TEMPO.CO, Jakarta - Persekutuan Gereja-gereja di Indonesia (PGI) menyampaikan keprihatinan atas sejumlah polemik yang dialami Komisi Pemberantasan Korupsi. PGI menilai polemik ini tak terlepas dari seleksi pemilihan calon pimpinan KPK 2019-2023 dan aspirasi yang seakan diabaikan. "Aspirasi masyarakat yang menghendaki pimpinan KPK yang mumpuni dalam memberantas korupsi, antara lain bersih dari cacat korupsi maupun etika, nampaknya kurang diindahkan dalam proses pemilihan kali ini," kata Sekretaris Umum PGI Gomar Gultom kepada Tempo, Jumat, 13 September 2019.

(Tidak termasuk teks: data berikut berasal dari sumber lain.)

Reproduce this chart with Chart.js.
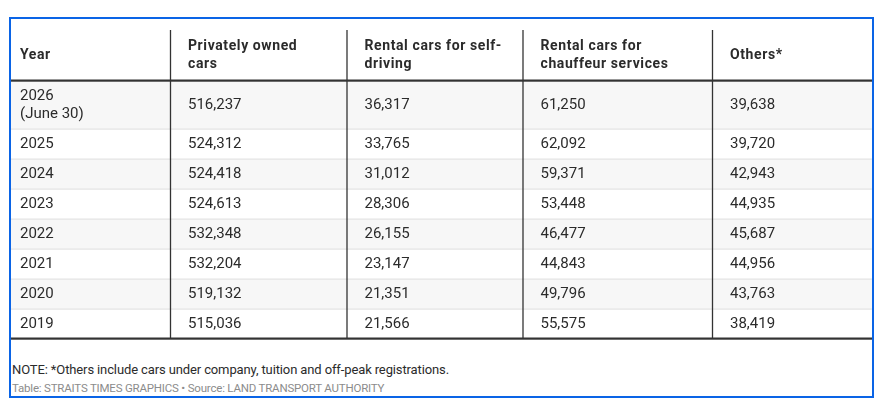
<!DOCTYPE html>
<html>
<head>
<meta charset="utf-8">
<script src="https://cdn.jsdelivr.net/npm/chart.js@4.4.1/dist/chart.umd.min.js"></script>
<style>
  html, body { margin: 0; padding: 0; background: #fff; }
  body { width: 883px; height: 408px; position: relative; overflow: hidden; font-family: Roboto, sans-serif; }
  .frame { position: absolute; left: 9px; top: 17px; width: 865px; height: 381px; border: 2px solid #0a64e6; box-sizing: border-box; }
  .table-wrap { position: absolute; left: 11px; top: 30px; width: 861px; height: 310px; }
  .note { position: absolute; left: 12px; top: 362px; font-size: 13px; letter-spacing: -0.12px; line-height: 16px; color: #2b2b2b; white-space: nowrap; }
  .source { position: absolute; left: 12px; top: 381px; font-size: 11.5px; letter-spacing: -0.2px; line-height: 14px; color: #8c8c8c; white-space: nowrap; }
</style>
</head>
<body>
<div class="frame"></div>
<div class="table-wrap"><canvas id="table-canvas" width="861" height="310"></canvas></div>
<div class="note">NOTE: *Others include cars under company, tuition and off-peak registrations.</div>
<div class="source">Table: STRAITS TIMES GRAPHICS &bull; Source: LAND TRANSPORT AUTHORITY</div>
<script>
// table data
const headers = ['Year', ['Privately owned', 'cars'], ['Rental cars for self-', 'driving'], ['Rental cars for', 'chauffeur services'], 'Others*'];
const years = [['2026', '(June 30)'], '2025', '2024', '2023', '2022', '2021', '2020', '2019'];
const privatelyOwned = [516237, 524312, 524418, 524613, 532348, 532204, 519132, 515036];
const selfDrive = [36317, 33765, 31012, 28306, 26155, 23147, 21351, 21566];
const chauffeur = [61250, 62092, 59371, 53448, 46477, 44843, 49796, 55575];
const others = [39638, 39720, 42943, 44935, 45687, 44956, 43763, 38419];

// layout
const COL_WIDTHS = [159.5, 176.5, 176, 189.5, 159.5];
const COL_PAD = [9, 17.5, 17.5, 17.5, 17.5];
const LINE_H = 18;
const HEAD_H = 50;
const ROW_PAD = 12;

const columns = [years, privatelyOwned, selfDrive, chauffeur, others];
const fmt = (v) => typeof v === 'number' ? v.toLocaleString('en-US') : v;
const asLines = (v) => Array.isArray(v) ? v : [fmt(v)];

const colEdges = [0];
COL_WIDTHS.forEach((w) => colEdges.push(colEdges[colEdges.length - 1] + w));

const rowEdges = [HEAD_H + 1];
years.forEach((y) => {
  rowEdges.push(rowEdges[rowEdges.length - 1] + ROW_PAD + LINE_H * asLines(y).length);
});
const totalW = colEdges[colEdges.length - 1];
const totalH = rowEdges[rowEdges.length - 1] + 1;

function drawLines(ctx, lines, x, yCenter, yScale) {
  const n = lines.length;
  lines.forEach((t, i) => {
    const yy = yScale.getPixelForValue(yCenter + (i - (n - 1) / 2) * LINE_H);
    ctx.fillText(t, x, yy);
  });
}

const tablePlugin = {
  id: 'tablePlugin',
  afterDraw(chart) {
    const ctx = chart.ctx;
    const xs = chart.scales.x;
    const ys = chart.scales.y;
    const px = (v) => xs.getPixelForValue(v);
    const py = (v) => ys.getPixelForValue(v);
    ctx.save();

    // row bands + separators
    years.forEach((y, r) => {
      const top = py(rowEdges[r]);
      const bottom = py(rowEdges[r + 1]);
      if (r % 2 === 0) {
        ctx.fillStyle = '#f7f7f7';
        ctx.fillRect(px(0), top, px(totalW) - px(0), bottom - top);
      }
      if (r > 0) {
        ctx.fillStyle = '#e3e3e3';
        ctx.fillRect(px(0), top - 0.5, px(totalW) - px(0), 1.2);
      }
    });

    // vertical rules
    ctx.strokeStyle = '#333';
    ctx.lineWidth = 1.3;
    colEdges.slice(1, -1).forEach((e) => {
      ctx.beginPath();
      ctx.moveTo(px(e), py(0));
      ctx.lineTo(px(e), py(rowEdges[rowEdges.length - 1]));
      ctx.stroke();
    });

    // thick header / bottom rules
    ctx.fillStyle = '#333';
    ctx.fillRect(px(0), py(HEAD_H) - 0.5, px(totalW) - px(0), 2.2);
    ctx.fillRect(px(0), py(rowEdges[rowEdges.length - 1]) - 1.5, px(totalW) - px(0), 2.2);

    // header text
    ctx.textBaseline = 'middle';
    ctx.textAlign = 'left';
    ctx.fillStyle = '#2b2b2b';
    ctx.font = 'bold 14px Roboto';
    if ('letterSpacing' in ctx) ctx.letterSpacing = '0.6px';
    headers.forEach((h, c) => {
      drawLines(ctx, asLines(h), px(colEdges[c] + COL_PAD[c]), HEAD_H / 2, ys);
    });
    if ('letterSpacing' in ctx) ctx.letterSpacing = '0px';

    // body text
    ctx.font = '15px Roboto';
    ctx.fillStyle = '#2b2b2b';
    columns.forEach((col, c) => {
      col.forEach((v, r) => {
        const mid = (rowEdges[r] + rowEdges[r + 1]) / 2;
        drawLines(ctx, asLines(v), px(colEdges[c] + COL_PAD[c]), mid, ys);
      });
    });
    ctx.restore();
  }
};

const chart = new Chart(document.getElementById('table-canvas'), {
  type: 'scatter',
  data: { datasets: [] },
  options: {
    responsive: false,
    animation: false,
    events: [],
    layout: { padding: 0 },
    plugins: { legend: { display: false }, tooltip: { enabled: false } },
    scales: {
      x: { type: 'linear', min: 0, max: totalW, display: false },
      y: { type: 'linear', min: 0, max: totalH, reverse: true, display: false }
    }
  },
  plugins: [tablePlugin]
});
</script>
</body>
</html>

PGI dapat memahami dan menghargai keputusan mundurnya pimpinan KPK hari ini. "Pengunduran diri ini simbol perlawanan terhadap proses pemilihan yang sarat kepentingan itu." Menurut dia, keputusan itu reaksi atas pemilihan pimpinan baru KPK. Gomar mengatakan hal ini merupakan bentuk pembelajaran bagi bangsa yang menurutnya kian pragmatis.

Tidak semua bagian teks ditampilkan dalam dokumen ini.